Khadi, the symbol of nationalism since the days of the East India Company, is now weaving tales of pride to children in the UK.
About 3,000 khadi spinners and weavers from Saurashtra are narrating their stories of empowerment through button-up dresses, jeans and scarves that they make for their young overseas clients. Helping them is Moral Fibre, an initiative started by Shalini Sheth Amin, who designs the khadi garments that are retailed online by British brand 'Where Does It Come From?' Together, the two brands offer customers the ability to find out how and where their clothes were made and even information about the people who spun and wove the fabric. Traceability in the textile value chain has come to the forefront globally amid concerns over labour conditions and environmental degradation. "Each of our garments can be traced back to Athe farms by the consumer," said Amin. Each garment has a code tagged on the label, which, when keyed in on a website, provides details of the clothing.

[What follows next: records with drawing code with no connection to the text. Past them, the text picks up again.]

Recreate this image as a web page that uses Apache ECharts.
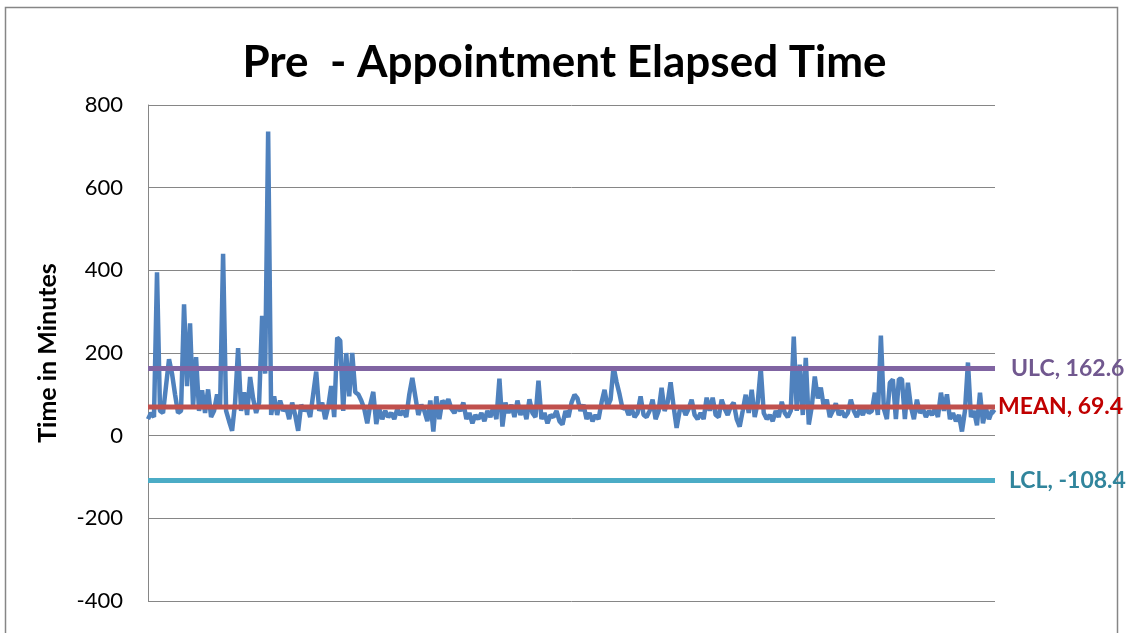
<!DOCTYPE html>
<html>
<head>
<meta charset="UTF-8">
<title>Pre - Appointment Elapsed Time</title>
<script src="https://cdn.jsdelivr.net/npm/echarts@6/dist/echarts.min.js"></script>
<style>
  html, body { margin: 0; padding: 0; background: #fff; }
  #chart { width: 1129px; height: 633px; }
</style>
</head>
<body>
<div id="chart"></div>
<script>
// elapsed minutes, one value per appointment
var elapsed = [
  40, 55, 45, 395, 60, 55, 120, 185, 150, 100,
  55, 60, 318, 120, 272, 70, 190, 60, 110, 55,
  112, 45, 60, 100, 70, 440, 60, 35, 12, 80,
  212, 60, 105, 50, 142, 90, 55, 80, 290, 150,
  736, 50, 95, 50, 85, 60, 70, 40, 80, 50,
  12, 75, 60, 70, 45, 100, 155, 60, 80, 40,
  70, 120, 45, 237, 230, 60, 200, 95, 200, 105,
  100, 85, 65, 30, 75, 106, 28, 65, 40, 60,
  45, 55, 40, 65, 50, 60, 45, 100, 140, 95,
  50, 75, 60, 35, 85, 10, 95, 40, 85, 75,
  88, 65, 55, 70, 60, 80, 40, 55, 30, 50,
  40, 55, 35, 60, 45, 70, 40, 138, 22, 80,
  55, 75, 45, 85, 50, 70, 40, 88, 55, 45,
  133, 40, 55, 30, 50, 45, 60, 35, 27, 60,
  45, 80, 99, 90, 60, 75, 40, 55, 35, 50,
  40, 80, 111, 70, 87, 167, 130, 100, 65, 70,
  50, 65, 45, 55, 95, 50, 45, 60, 87, 40,
  60, 116, 60, 80, 129, 70, 19, 60, 70, 50,
  65, 87, 50, 40, 55, 40, 92, 60, 92, 50,
  45, 87, 65, 50, 70, 80, 40, 22, 60, 99,
  55, 111, 45, 80, 164, 55, 40, 50, 35, 60,
  45, 82, 55, 45, 60, 240, 60, 172, 50, 188,
  27, 70, 143, 90, 116, 70, 87, 45, 60, 78,
  50, 60, 45, 55, 87, 60, 45, 65, 50, 70,
  55, 60, 104, 50, 242, 65, 40, 128, 136, 40,
  137, 137, 40, 128, 70, 40, 87, 55, 65, 45,
  60, 50, 65, 45, 104, 60, 100, 40, 55, 35,
  50, 10, 60, 177, 45, 60, 25, 104, 30, 65,
  40, 60, 55
];
var ulc = 162.6;
var mean = 69.4;
var lcl = -108.4;
var yTicks = [-400, -200, 0, 200, 400, 600, 800];

var categories = elapsed.map(function (v, i) { return i + 1; });
function flat(v) { return elapsed.map(function () { return v; }); }

var chart = echarts.init(document.getElementById('chart'), null, { renderer: 'canvas' });

var font = 'Lato, "Open Sans", "Liberation Sans", sans-serif';

chart.setOption({
  animation: false,
  backgroundColor: '#fff',
  title: {
    text: 'Pre  - Appointment Elapsed Time',
    left: 'center',
    top: 36,
    textStyle: { fontFamily: font, fontSize: 44, fontWeight: 'bold', color: '#000' }
  },
  graphic: [{
    type: 'rect',
    shape: { x: 5.5, y: 7.5, width: 1112, height: 640 },
    style: { fill: null, stroke: '#868686', lineWidth: 1.5 },
    silent: true
  }],
  grid: { left: 148, right: 134, top: 105, bottom: 32 },
  xAxis: {
    type: 'category',
    data: categories,
    boundaryGap: false,
    axisLine: { show: false },
    axisTick: { show: false },
    axisLabel: { show: false },
    splitLine: { show: false }
  },
  yAxis: {
    type: 'value',
    min: yTicks[0],
    max: yTicks[yTicks.length - 1],
    interval: 200,
    name: 'Time in Minutes',
    nameLocation: 'middle',
    nameGap: 88,
    nameTextStyle: { fontFamily: font, fontSize: 25, fontWeight: 'bold', color: '#000' },
    axisLine: { show: true, lineStyle: { color: '#868686', width: 1 } },
    axisTick: { show: false },
    axisLabel: { fontFamily: font, fontSize: 22, color: '#000', margin: 25 },
    splitLine: { lineStyle: { color: '#868686', width: 1 } }
  },
  series: [
    {
      name: 'Time',
      type: 'line',
      data: elapsed,
      symbol: 'none',
      lineStyle: { color: '#4F81BD', width: 4.5 },
      z: 3
    },
    {
      name: 'ULC',
      type: 'line',
      data: flat(ulc),
      symbol: 'none',
      lineStyle: { color: '#8064A2', width: 5 },
      endLabel: {
        show: true, distance: 16,
        formatter: 'ULC, ' + ulc,
        fontFamily: font, fontSize: 23, fontWeight: 'bold', color: '#71588F'
      },
      z: 4
    },
    {
      name: 'MEAN',
      type: 'line',
      data: flat(mean),
      symbol: 'none',
      lineStyle: { color: '#C0504D', width: 5 },
      endLabel: {
        show: true, distance: 3,
        formatter: 'MEAN, ' + mean,
        fontFamily: font, fontSize: 23, fontWeight: 'bold', color: '#C00000'
      },
      z: 4
    },
    {
      name: 'LCL',
      type: 'line',
      data: flat(lcl),
      symbol: 'none',
      lineStyle: { color: '#4BACC6', width: 5 },
      endLabel: {
        show: true, distance: 14,
        formatter: 'LCL, ' + lcl,
        fontFamily: font, fontSize: 23, fontWeight: 'bold', color: '#31859C'
      },
      z: 4
    }
  ]
});
</script>
</body>
</html>
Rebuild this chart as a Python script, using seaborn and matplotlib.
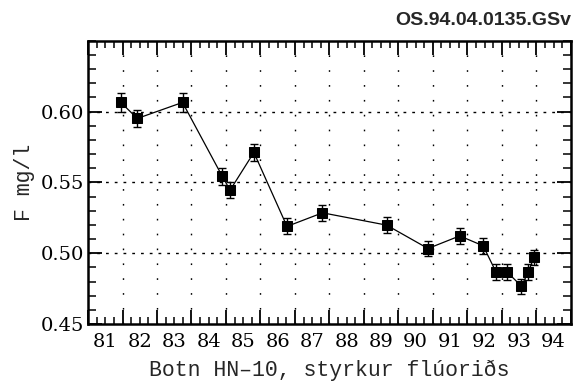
import numpy as np
import pandas as pd
import matplotlib
matplotlib.use("Agg")
import matplotlib.pyplot as plt
from matplotlib.ticker import FixedLocator, FuncFormatter, MultipleLocator
import seaborn as sns

# Sampling dates (decimal years) and fluoride concentration in mg/l
years = [81.95, 82.43, 83.74, 84.89, 85.12, 85.81, 86.77, 87.80, 89.66,
         90.86, 91.78, 92.46, 92.83, 93.15, 93.57, 93.77, 93.93]
fluoride = [0.6065, 0.5952, 0.6065, 0.5545, 0.5446, 0.5712, 0.5190, 0.5286,
            0.5199, 0.5034, 0.5123, 0.5053, 0.4869, 0.4869, 0.4768, 0.4869,
            0.4971]
uncertainty = [0.0065, 0.0063, 0.0065, 0.0060, 0.0059, 0.0062, 0.0057, 0.0058,
               0.0057, 0.0055, 0.0056, 0.0055, 0.0054, 0.0054, 0.0053, 0.0054,
               0.0055]

year_labels = [str(y) for y in range(81, 95)]
y_ticks = [0.45, 0.50, 0.55, 0.60]

df = pd.DataFrame({"year": years, "F": fluoride, "err": uncertainty})

sns.set_style("ticks")
plt.rcParams["font.family"] = ["DejaVu Serif"]

fig = plt.figure(figsize=(5.83, 3.85), dpi=100)
ax = fig.add_axes([0.151, 0.158, 0.828, 0.736])

ax.errorbar(df["year"], df["F"], yerr=df["err"], fmt="none", ecolor="black",
            elinewidth=1.0, capsize=3.2, capthick=1.0, zorder=3)
sns.lineplot(data=df, x="year", y="F", ax=ax, color="black", linewidth=0.9,
             marker="s", markersize=6.5, markeredgecolor="black",
             markerfacecolor="black", sort=False, zorder=4)

ax.set_xlim(81, 95)
ax.set_ylim(0.45, 0.65)

# year boundaries as major ticks, quarters as minor ticks; labels sit mid-year
ax.xaxis.set_major_locator(FixedLocator(np.arange(81, 96)))
ax.xaxis.set_major_formatter(FuncFormatter(lambda v, p: ""))
quarters = [y + q for y in range(81, 95) for q in (0.25, 0.5, 0.75)]
ax.xaxis.set_minor_locator(FixedLocator(quarters))
label_map = {round(81.5 + i, 2): lab for i, lab in enumerate(year_labels)}
ax.xaxis.set_minor_formatter(
    FuncFormatter(lambda v, p: label_map.get(round(v, 2), "")))

ax.yaxis.set_major_locator(FixedLocator(y_ticks))
ax.yaxis.set_major_formatter(FuncFormatter(lambda v, p: f"{v:.2f}"))
ax.yaxis.set_minor_locator(MultipleLocator(0.01))

ax.tick_params(axis="both", which="both", direction="in", top=True,
               right=True, colors="black", labelsize=14)
ax.tick_params(axis="x", which="major", length=10, width=1.3)
ax.tick_params(axis="x", which="minor", length=5, width=1.1, pad=6)
ax.tick_params(axis="y", which="major", length=10, width=1.3, pad=3)
ax.tick_params(axis="y", which="minor", length=6, width=1.1)

for s in ax.spines.values():
    s.set_linewidth(1.8)
    s.set_color("black")

# dotted grid: vertical at year boundaries, horizontal at labelled values
for yr in range(82, 95):
    ax.axvline(yr, color="black", linewidth=1.0, linestyle=(0, (1.2, 9.5)),
               zorder=1)
for v in [0.50, 0.55, 0.60]:
    ax.axhline(v, color="black", linewidth=1.0, linestyle=(0, (2.0, 4.3)),
               zorder=1)

ax.set_xlabel("Botn HN\u201310, styrkur flúoriðs", fontsize=15.5,
              family=["Liberation Mono"], labelpad=7)
ax.set_ylabel("F mg/l", fontsize=15.5, family=["Liberation Mono"],
              labelpad=4)

fig.text(0.979, 1 - 25 / 385, "OS.94.04.0135.GSv", ha="right",
         va="baseline", fontsize=14, fontweight="bold",
         family=["Liberation Sans"])

fig.savefig("out.png", dpi=100, facecolor="white")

"One could actually get to know the hands that spun their khadi to those who wove the fabric, trace their villages, get to know about their families, their lives, et al. This bridges the divide between the two sides of the textile value chain," Amin said.
Moral Fibre, based in Ahmedabad, has introduced finesse to the otherwise coarse khadi through processing and dying techniques. Amin has also attracted global attention: Moral Fibre supplied fabric for costumes in the Warner Bros. movie 'Pan' and has orders for two more fantasy movies.